Sean Cullen refused to be interviewed for this article but communicated the following to Patch via text message when asked why he had failed to make good on his $5,000 reward offer for Firby:

"The people who had him almost killed him and I do not believe their story the slightest. The whole thing enfuriates [sic] me beyond belief and my family is still torn to pieces from this and may never recover back to normal. I spent over 5k in the process of finding him and this is also something I have not recovered ... so the option of paying his captors the reward money disappeared about a month after his capture at which time I STOPPED POSTING THE REWARD completely and tore down all signs with the reward that were still up!! He can barely breathe right now and our family is not in a presentable state at the moment. I'm very sorry were [sic] not able to make a good story for you at this time. Perhaps in a couple of weeks things may be back to normal and I can set up a photo shoot and interview for you to come in and meet w my little girls, they are absolutely adorable and the reunion will make for a great story."

When asked who he is accusing of almost killing Firby, Cullen wrote:

"Look, I am very grateful they had the heart to finally decide to return our son. But it surely would have saved our family all the resources we had, and a whole lot of heartache that pretty much tore us apart had he been returned sooner.
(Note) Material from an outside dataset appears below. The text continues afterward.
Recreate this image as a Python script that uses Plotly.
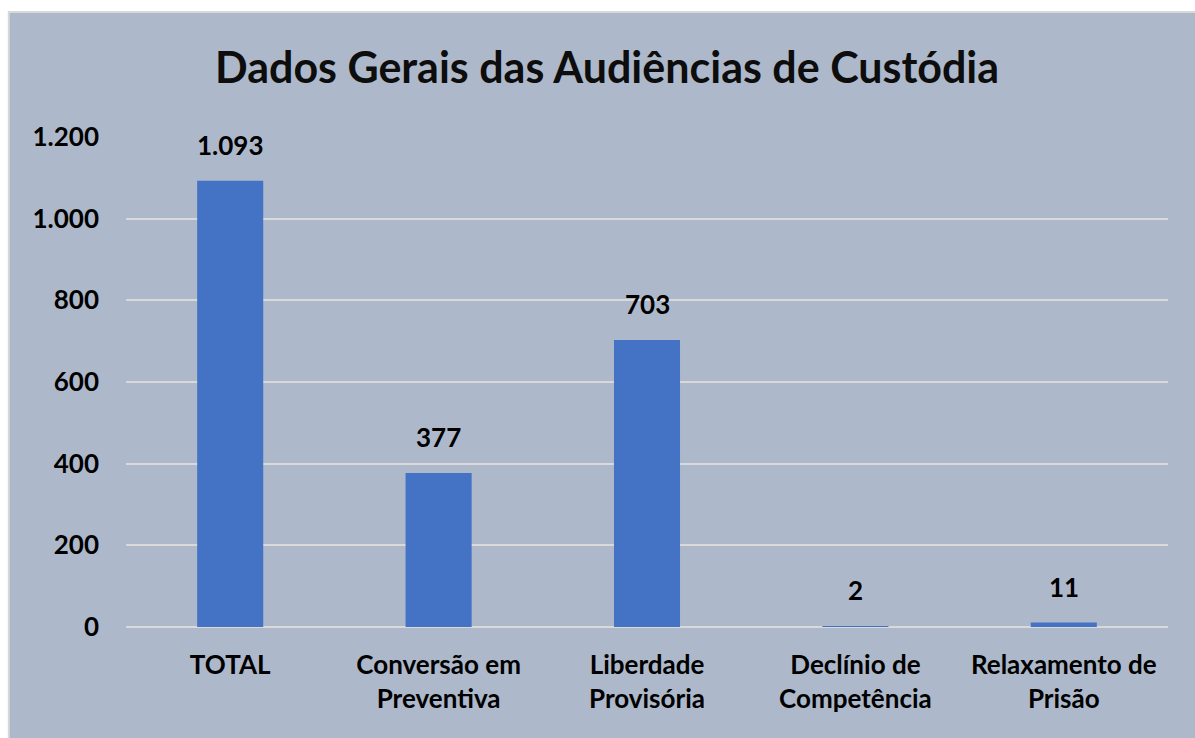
import plotly.graph_objects as go

categories = ["TOTAL", "Conversão em<br>Preventiva", "Liberdade<br>Provisória",
              "Declínio de<br>Competência", "Relaxamento de<br>Prisão"]
values = [1093, 377, 703, 2, 11]
y_ticks = [0, 200, 400, 600, 800, 1000, 1200]

BG = "#adb9ca"
FONT = "Lato"

fig = go.Figure()
fig.add_trace(go.Bar(x=categories, y=values, marker_color="#4472c4",
                     marker_line_width=0, hoverinfo="skip"))

for c, v in zip(categories, values):
    fig.add_annotation(x=c, y=v, text=f"{v:,}".replace(",", "."), showarrow=False,
                       yanchor="bottom", yshift=18,
                       font=dict(family=FONT, size=26, color="#000000", weight="bold"))

fig.add_shape(type="rect", xref="paper", yref="paper",
              x0=-0.1125, x1=1.1, y0=-0.4, y1=1.255,
              fillcolor=BG, line=dict(color="#d9d9d9", width=2), layer="below")

fig.update_layout(
    width=1195, height=738,
    margin=dict(l=126, r=27, t=137, b=111),
    paper_bgcolor="white", plot_bgcolor=BG,
    separators=",.",
    showlegend=False,
    bargap=0.683,
    title=dict(text="<b>Dados Gerais das Audiências de Custódia</b>",
               x=0.508, xanchor="center", y=0.908, yanchor="middle",
               font=dict(family=FONT, size=43, color="#0d0d0d")),
    font=dict(family=FONT, color="#000000"),
)
fig.update_xaxes(showgrid=False, showline=False, zeroline=False,
                 tickfont=dict(family=FONT, size=26, color="#000000", weight="bold"),
                 ticklabelstandoff=20, fixedrange=True)
fig.update_yaxes(range=[0, 1200], tickvals=y_ticks, tickformat=",d",
                 showgrid=True, gridcolor="#d9d9d9", gridwidth=2,
                 zeroline=True, zerolinecolor="#d9d9d9", zerolinewidth=2,
                 showline=False,
                 tickfont=dict(family=FONT, size=26, color="#000000", weight="bold"),
                 ticklabelstandoff=26, fixedrange=True)

fig.write_html("out.html")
So as far as helping to give his former captors praise publicity for returning him, I'm not very into that ... it's not in anyone's best interest to speak poorly and negatively about an 85 yr old man and his wife. Our family is from a place far away and far different from 'Highland Park' and where we are from there is a certain set of morale [sic] in which people follow that would prevent anyone from being able to just keep a family's missing dog. I don't understand that mentality in the slightest and I never will."

A message under a photograph of Firby posted on Cullen's Instagram account reads as follows in response to a question about where he found his dog:

"The daughter in law of the old man who had him finally squealed." (See photo.)